Different User Scenarios: When Shapes in Docs Shine or Struggle

The same “insert shapes” feature can feel very different depending on who’s using it and why.

Casual Users vs. Diagram‑Heavy Work

  • Casual users

    • Add a single arrow or callout to a screenshot
    • Use one rectangle as a highlighted box around important text
    • Typically fine with Google Docs’ built‑in Drawing tool
  • Diagram‑heavy users (project managers, engineers, designers)

    • Need complex flowcharts, network diagrams, or wireframes
    • Might find Docs’ drawing tools limiting and prefer external tools, then paste images into Docs

Keyboard‑Focused vs. Mouse/Touch‑Focused Users

  • Keyboard‑centric users may want more shortcuts and precise control than Docs provides.
  • Mouse or touch users often care more about being able to drag shapes freely and resize visually, which Docs supports—but precision alignment can still take extra effort.

Individual vs. Team Documents

  • Individual creators can adapt their own workflow around the Drawing tool’s quirks.
  • Teams need consistency:
    • Same style of shapes and colors
    • Clear editing rules (who updates which diagrams)
    • Agreement on whether diagrams live inside Docs or as separate shared files

Where Your Own Setup Becomes the Missing Piece

The steps to add shapes in Google Docs are straightforward: open the Drawing tool, pick a shape, format it, and insert it into the document. From there, arranging it with your text and combining several shapes into simple diagrams gives your documents a visual boost.

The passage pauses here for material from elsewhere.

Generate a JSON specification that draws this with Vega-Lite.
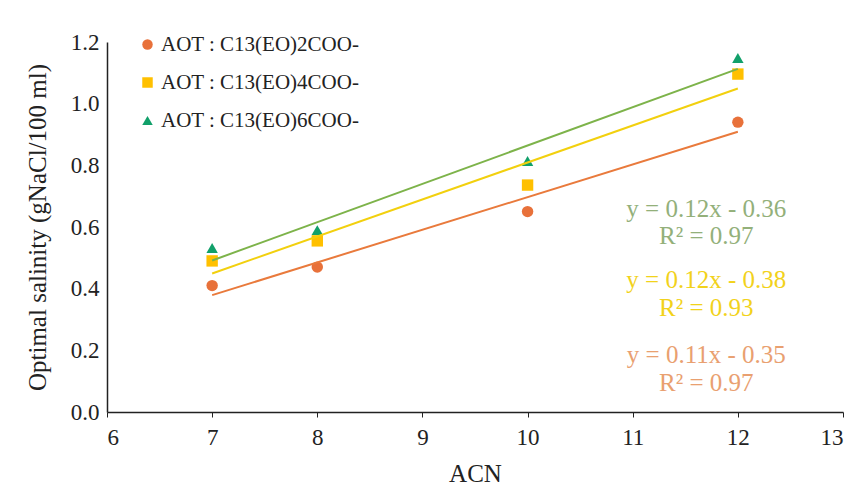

What varies is how smooth that feels in practice:

  • Your device (desktop vs. tablet vs. phone)
  • Your browser or app and how up‑to‑date it is
  • How complex your diagrams need to be
  • Whether you’re working alone or with a team

Once you know the basic tools, the next step is to look at your own setup, the kind of documents you create, and how visual you need them to be. That’s what will determine how far you go with shapes directly inside Google Docs, and where you might rely on other tools alongside it.